Write out each line word for word. Drop pictures.
* Begin Provided material *
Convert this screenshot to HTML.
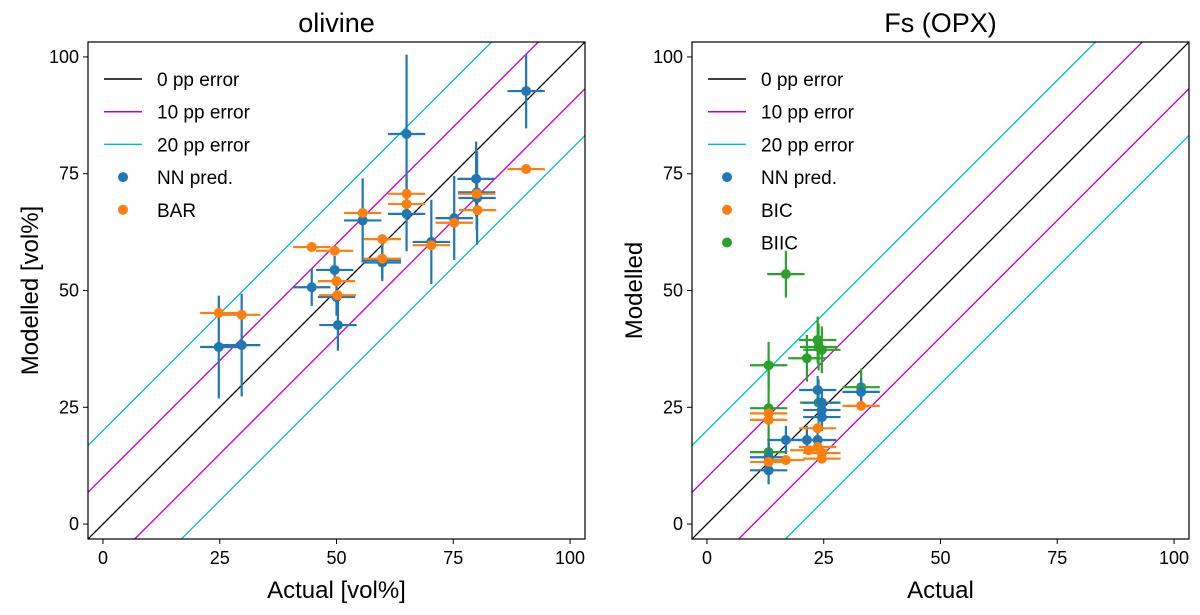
<!DOCTYPE html>
<html><head><meta charset="utf-8"><style>
html,body{margin:0;padding:0;background:#fff;overflow:hidden;}
svg{display:block;}
svg text{font-family:"Liberation Sans","DejaVu Sans",sans-serif;fill:#000;}
</style></head><body>
<svg id="c" width="1200" height="615" xmlns="http://www.w3.org/2000/svg"></svg>
<script>
const ticks=[0,25,50,75,100];
const offsets=[0,10,-10,20,-20];
// left panel: olivine
const olNNx=[24.8,29.7,44.7,49.6,50,50.3,55.6,59.8,59.8,65,65,70.3,75.2,79.9,80,80.1,90.6];
const olNNy=[37.9,38.3,50.7,54.4,48.6,42.6,65,56.5,56,83.5,66.4,60.4,65.5,73.9,71,69.8,92.7];
const olNNyerr=[11,11,4,3,4,5.5,9,4,4,17,8,9,9,8,8,10,8];
const olBARx=[24.8,29.7,44.7,49.6,50,50.2,55.6,59.8,59.8,65,65,70.3,75.2,80,80.2,90.6];
const olBARy=[45.2,44.8,59.3,58.5,52,49,66.6,61,56.8,70.7,68.5,59.7,64.5,70.7,67.2,76];
const olBARyerr=[1,1,1,1,1,1,1,1,1,1,1,1,1,1,1,1];
// right panel: Fs (OPX)
const fsNNx=[13.2,13.2,16.9,21.4,23.7,23.7,24.6,24.6,24.6,33];
const fsNNy=[14.3,11.5,18,18,18,28.7,26,24.4,22.9,28.3];
const fsNNyerr=[3,3,3,3,3,3,3,3,3,3];
const fsBICx=[13.2,13.2,13.2,16.9,23.7,21.8,23.7,24.6,24.6,33];
const fsBICy=[23.7,22.3,13.3,13.7,20.5,15.8,16.5,15.2,14,25.3];
const fsBICyerr=[1,1,1,1,1,1,1,1,1,1];
const fsBIICx=[16.9,13.2,13.2,13.2,21.4,23.7,23.9,24.6,23.9,33];
const fsBIICy=[53.5,34,24.8,15.4,35.5,39.4,37.9,37.3,26,29.3];
const fsBIICyerr=[5,5,9,3,5,5,5,5,5,4];

const NS='http://www.w3.org/2000/svg';
const svg=document.getElementById('c');
const C={b:'#1f77b4',o:'#ff7f0e',g:'#2ca02c',m:'#bf00bf',c:'#00bfbf'};
function el(t,a,p){const e=document.createElementNS(NS,t);for(const k in a)e.setAttribute(k,a[k]);(p||svg).appendChild(e);return e;}
const D0=-3.2,D1=103.2;
function panel(x0,title,xlab,ylab,series,legend,clipId){
  const y0=42,W=497,H=497;
  const sx=v=>x0+(v-D0)/(D1-D0)*W, sy=v=>y0+H-(v-D0)/(D1-D0)*H;
  const g=el('g',{});
  
  
  const cp=el('clipPath',{id:clipId},g);el('rect',{x:x0,y:y0,width:W,height:H},cp);
  const lg=el('g',{'clip-path':'url(#'+clipId+')'},g);
  offsets.forEach(o=>{
    const col=o===0?'#000':(Math.abs(o)===10?C.m:C.c);
    const a=Math.max(D0,D0-o), b=Math.min(D1,D1-o);
    const l=el('line',{x1:sx(a),y1:sy(a+o),x2:sx(b),y2:sy(b+o),stroke:col,'stroke-width':1.3},lg);
    
    
  });
  series.forEach(s=>{
    s.x.forEach((xv,i)=>{
      const yv=s.y[i],ye=s.ye[i],xe=4;
      el('line',{x1:sx(xv-xe),y1:sy(yv),x2:sx(xv+xe),y2:sy(yv),stroke:s.c,'stroke-width':2.2},lg);
      el('line',{x1:sx(xv),y1:sy(yv-ye),x2:sx(xv),y2:sy(yv+ye),stroke:s.c,'stroke-width':2.2},lg);
      const p=el('circle',{cx:sx(xv),cy:sy(yv),r:5,fill:s.c},lg);
      
      
    });
  });
  el('rect',{x:x0,y:y0,width:W,height:H,fill:'none',stroke:'#000','stroke-width':1.2},g);
  ticks.forEach(t=>{
    el('line',{x1:sx(t),y1:y0+H,x2:sx(t),y2:y0+H+5,stroke:'#000'},g);
    const tx=el('text',{x:sx(t),y:y0+H+25,'text-anchor':'middle','font-size':18},g);tx.textContent=t;
    
    
    el('line',{x1:x0-5,y1:sy(t),x2:x0,y2:sy(t),stroke:'#000'},g);
    const ty=el('text',{x:x0-9,y:sy(t)+6,'text-anchor':'end','font-size':18},g);ty.textContent=t;
    
    
  });
  const tt=el('text',{x:x0+W/2,y:32,'text-anchor':'middle','font-size':27},g);tt.textContent=title;
  
  
  const xl=el('text',{x:x0+W/2,y:598,'text-anchor':'middle','font-size':24},g);xl.textContent=xlab;
  
  
  const yl=el('text',{x:0,y:0,'text-anchor':'middle','font-size':24,transform:'translate('+(x0-50)+','+(y0+H/2)+') rotate(-90)'},g);yl.textContent=ylab;
  
  
  legend.forEach((e,i)=>{
    const ly=79+i*32.7;
    const le=el('g',{},g);
    
    
    if(e.line) el('line',{x1:x0+16,y1:ly,x2:x0+54,y2:ly,stroke:e.c,'stroke-width':1.5},le);
    else el('circle',{cx:x0+35,cy:ly,r:5,fill:e.c},le);
    const t=el('text',{x:x0+69,y:ly+7,'font-size':19},le);t.textContent=e.t;
  });
}
const baseLeg=[{t:'0 pp error',c:'#000',line:1},{t:'10 pp error',c:C.m,line:1},{t:'20 pp error',c:C.c,line:1},{t:'NN pred.',c:C.b}];
panel(88,'olivine','Actual [vol%]','Modelled [vol%]',
  [{n:'nn',x:olNNx,y:olNNy,ye:olNNyerr,c:C.b},{n:'bar',x:olBARx,y:olBARy,ye:olBARyerr,c:C.o}],
  baseLeg.concat([{t:'BAR',c:C.o}]),'clipL');
panel(692,'Fs (OPX)','Actual','Modelled',
  [{n:'biic',x:fsBIICx,y:fsBIICy,ye:fsBIICyerr,c:C.g},{n:'nn',x:fsNNx,y:fsNNy,ye:fsNNyerr,c:C.b},{n:'bic',x:fsBICx,y:fsBICy,ye:fsBICyerr,c:C.o}],
  baseLeg.concat([{t:'BIC',c:C.o},{t:'BIIC',c:C.g}]),'clipR');
</script>
</body></html>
* End Provided material *
■ Output below:
Convert this screenshot to HTML.
<!DOCTYPE html>
<html><head><meta charset="utf-8"><style>
html,body{margin:0;padding:0;background:#fff;overflow:hidden;}
svg{display:block;}
svg text{font-family:"Liberation Sans","DejaVu Sans",sans-serif;fill:#000;}
</style></head><body>
<svg id="c" width="1200" height="615" xmlns="http://www.w3.org/2000/svg"></svg>
<script>
const ticks=[0,25,50,75,100];
const offsets=[0,10,-10,20,-20];
// left panel: olivine
const olNNx=[24.8,29.7,44.7,49.6,50,50.3,55.6,59.8,59.8,65,65,70.3,75.2,79.9,80,80.1,90.6];
const olNNy=[37.9,38.3,50.7,54.4,48.6,42.6,65,56.5,56,83.5,66.4,60.4,65.5,73.9,71,69.8,92.7];
const olNNyerr=[11,11,4,3,4,5.5,9,4,4,17,8,9,9,8,8,10,8];
const olBARx=[24.8,29.7,44.7,49.6,50,50.2,55.6,59.8,59.8,65,65,70.3,75.2,80,80.2,90.6];
const olBARy=[45.2,44.8,59.3,58.5,52,49,66.6,61,56.8,70.7,68.5,59.7,64.5,70.7,67.2,76];
const olBARyerr=[1,1,1,1,1,1,1,1,1,1,1,1,1,1,1,1];
// right panel: Fs (OPX)
const fsNNx=[13.2,13.2,16.9,21.4,23.7,23.7,24.6,24.6,24.6,33];
const fsNNy=[14.3,11.5,18,18,18,28.7,26,24.4,22.9,28.3];
const fsNNyerr=[3,3,3,3,3,3,3,3,3,3];
const fsBICx=[13.2,13.2,13.2,16.9,23.7,21.8,23.7,24.6,24.6,33];
const fsBICy=[23.7,22.3,13.3,13.7,20.5,15.8,16.5,15.2,14,25.3];
const fsBICyerr=[1,1,1,1,1,1,1,1,1,1];
const fsBIICx=[16.9,13.2,13.2,13.2,21.4,23.7,23.9,24.6,23.9,33];
const fsBIICy=[53.5,34,24.8,15.4,35.5,39.4,37.9,37.3,26,29.3];
const fsBIICyerr=[5,5,9,3,5,5,5,5,5,4];

const NS='http://www.w3.org/2000/svg';
const svg=document.getElementById('c');
const C={b:'#1f77b4',o:'#ff7f0e',g:'#2ca02c',m:'#bf00bf',c:'#00bfbf'};
function el(t,a,p){const e=document.createElementNS(NS,t);for(const k in a)e.setAttribute(k,a[k]);(p||svg).appendChild(e);return e;}
const D0=-3.2,D1=103.2;
function panel(x0,title,xlab,ylab,series,legend,clipId){
  const y0=42,W=497,H=497;
  const sx=v=>x0+(v-D0)/(D1-D0)*W, sy=v=>y0+H-(v-D0)/(D1-D0)*H;
  const g=el('g',{});
  
  
  const cp=el('clipPath',{id:clipId},g);el('rect',{x:x0,y:y0,width:W,height:H},cp);
  const lg=el('g',{'clip-path':'url(#'+clipId+')'},g);
  offsets.forEach(o=>{
    const col=o===0?'#000':(Math.abs(o)===10?C.m:C.c);
    const a=Math.max(D0,D0-o), b=Math.min(D1,D1-o);
    const l=el('line',{x1:sx(a),y1:sy(a+o),x2:sx(b),y2:sy(b+o),stroke:col,'stroke-width':1.3},lg);
    
    
  });
  series.forEach(s=>{
    s.x.forEach((xv,i)=>{
      const yv=s.y[i],ye=s.ye[i],xe=4;
      el('line',{x1:sx(xv-xe),y1:sy(yv),x2:sx(xv+xe),y2:sy(yv),stroke:s.c,'stroke-width':2.2},lg);
      el('line',{x1:sx(xv),y1:sy(yv-ye),x2:sx(xv),y2:sy(yv+ye),stroke:s.c,'stroke-width':2.2},lg);
      const p=el('circle',{cx:sx(xv),cy:sy(yv),r:5,fill:s.c},lg);
      
      
    });
  });
  el('rect',{x:x0,y:y0,width:W,height:H,fill:'none',stroke:'#000','stroke-width':1.2},g);
  ticks.forEach(t=>{
    el('line',{x1:sx(t),y1:y0+H,x2:sx(t),y2:y0+H+5,stroke:'#000'},g);
    const tx=el('text',{x:sx(t),y:y0+H+25,'text-anchor':'middle','font-size':18},g);tx.textContent=t;
    
    
    el('line',{x1:x0-5,y1:sy(t),x2:x0,y2:sy(t),stroke:'#000'},g);
    const ty=el('text',{x:x0-9,y:sy(t)+6,'text-anchor':'end','font-size':18},g);ty.textContent=t;
    
    
  });
  const tt=el('text',{x:x0+W/2,y:32,'text-anchor':'middle','font-size':27},g);tt.textContent=title;
  
  
  const xl=el('text',{x:x0+W/2,y:598,'text-anchor':'middle','font-size':24},g);xl.textContent=xlab;
  
  
  const yl=el('text',{x:0,y:0,'text-anchor':'middle','font-size':24,transform:'translate('+(x0-50)+','+(y0+H/2)+') rotate(-90)'},g);yl.textContent=ylab;
  
  
  legend.forEach((e,i)=>{
    const ly=79+i*32.7;
    const le=el('g',{},g);
    
    
    if(e.line) el('line',{x1:x0+16,y1:ly,x2:x0+54,y2:ly,stroke:e.c,'stroke-width':1.5},le);
    else el('circle',{cx:x0+35,cy:ly,r:5,fill:e.c},le);
    const t=el('text',{x:x0+69,y:ly+7,'font-size':19},le);t.textContent=e.t;
  });
}
const baseLeg=[{t:'0 pp error',c:'#000',line:1},{t:'10 pp error',c:C.m,line:1},{t:'20 pp error',c:C.c,line:1},{t:'NN pred.',c:C.b}];
panel(88,'olivine','Actual [vol%]','Modelled [vol%]',
  [{n:'nn',x:olNNx,y:olNNy,ye:olNNyerr,c:C.b},{n:'bar',x:olBARx,y:olBARy,ye:olBARyerr,c:C.o}],
  baseLeg.concat([{t:'BAR',c:C.o}]),'clipL');
panel(692,'Fs (OPX)','Actual','Modelled',
  [{n:'biic',x:fsBIICx,y:fsBIICy,ye:fsBIICyerr,c:C.g},{n:'nn',x:fsNNx,y:fsNNy,ye:fsNNyerr,c:C.b},{n:'bic',x:fsBICx,y:fsBICy,ye:fsBICyerr,c:C.o}],
  baseLeg.concat([{t:'BIC',c:C.o},{t:'BIIC',c:C.g}]),'clipR');
</script>
</body></html>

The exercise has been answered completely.